Vladimir Putin has blamed the West for expanding NATO right up to Russia’s borders—and used that to justify aggression in Georgia and Ukraine. What if, instead of rejecting Gorbachev’s vision as a dream, the West had joined him in creating a new pan-European security structure? . . . [W]hat looked and still looks utopian to “realists” may have been a last chance that was missed.

Whatever the prospects of Gorbachev’s vision, it is hard to see how it could have come to fruition, considering how soon thereafter he was ousted.

Why did Gorbachev fail? In retrospect, a large part of the problem was that he was “indifferent to formal institutions” and had a “penchant for willful improvisation,” as one aide put it. As a result, while he managed to dismantle the old command system, he never managed to create a workable democratic replacement. By 1990, the increasingly factious and fractious union functioned only insofar as he was able to impose his will on it—and his influence was fading. For he had replaced

the old political “game,” at which he excelled, with a new one that he never really mastered. He had devised the new rules of electoral and parliamentary politics, but their effect was to liberate his radical critics (who proved to be more adept at the new game than he was) while further alienating hard-liners.

This explanation is true, as far as it goes, but it fails to account for one thing: namely, the terrible hand Gorbachev had to play—regardless of skill level—because of the country’s parlous economic state and his precipitately vanishing popularity.

Taubman’s book, for all its strengths, fails to deliver on the promise of its subtitle. For while it does an admirable job of illuminating the man, it fails to cast adequate light on crucial aspects of his times. He pays too little attention to economics and social developments: key factors in understanding why Gorbachev’s support waned and his project failed. Taubman shows just how poor a grasp the leadership had on matters, owing to their intellectual poverty, lack of economic literacy, and difficulty in acquiring accurate statistics because of the system’s endemic secrecy and functionaries’ tendency to conceal, massage, or manufacture data. But by relying on documents and memoirs that reflect those leaders’ thinking, he recapitulates their relative ignorance. Like his subjects, he notes that the economy was failing—but he never really explains why. There is no adequate discussion of how plunging world oil prices wrecked the standard of living by requiring the USSR to curtail its import of consumer goods—since it was reliant on energy exports for hard currency—just as perestroika handicapped central planners’ ability to compensate by rejiggering domestic production. This is no small matter, since it was that remorselessly immiserating dynamic—in the midst of glasnost, which was raising expectations—as much as any ineptitude at playing the new populist “game,” that caused Gorbachev’s popularity to plummet.

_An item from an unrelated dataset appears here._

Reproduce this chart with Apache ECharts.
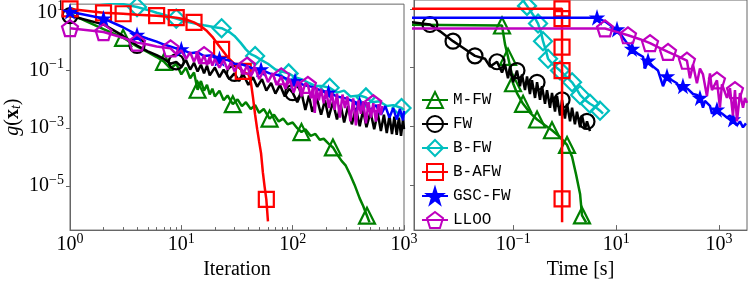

Taubman’s final judgment is that Gorbachev was a “tragic hero” whose ultimate failure was due less to “his own real shortcomings and mistakes” than to “the raw material that he worked with.” Russians have a predilection, he argues, for rule by an “iron hand” and “a gruff, strong-minded, authoritarian tsar.” That helps explain why, when given a chance, they opted for the hulking Yeltsin—and latterly for Putin, under whom the country “abandoned Gorbachev’s path at home and abroad and returned to its traditional, authoritarian, anti-Western norm.” But if that is the case, why had they earlier embraced Gorbachev, with such spontaneous, unaffected fervor, when he promised to relieve them of such barbarism?

If Gorbachev’s example shows us anything, it is that the desire to lead a life of freedom and comity can rouse a Russian heart as much as any other. Just not when the corresponding mind is forced to choose between that and the prospect of, say, a pension or employment. The damnably hard trick is establishing institutions that are viable and durable enough to make such trade-offs needless, over the long term, until most stop longing for the iron hand’s allotment.

Marc Edward Hoffman lives in Istanbul.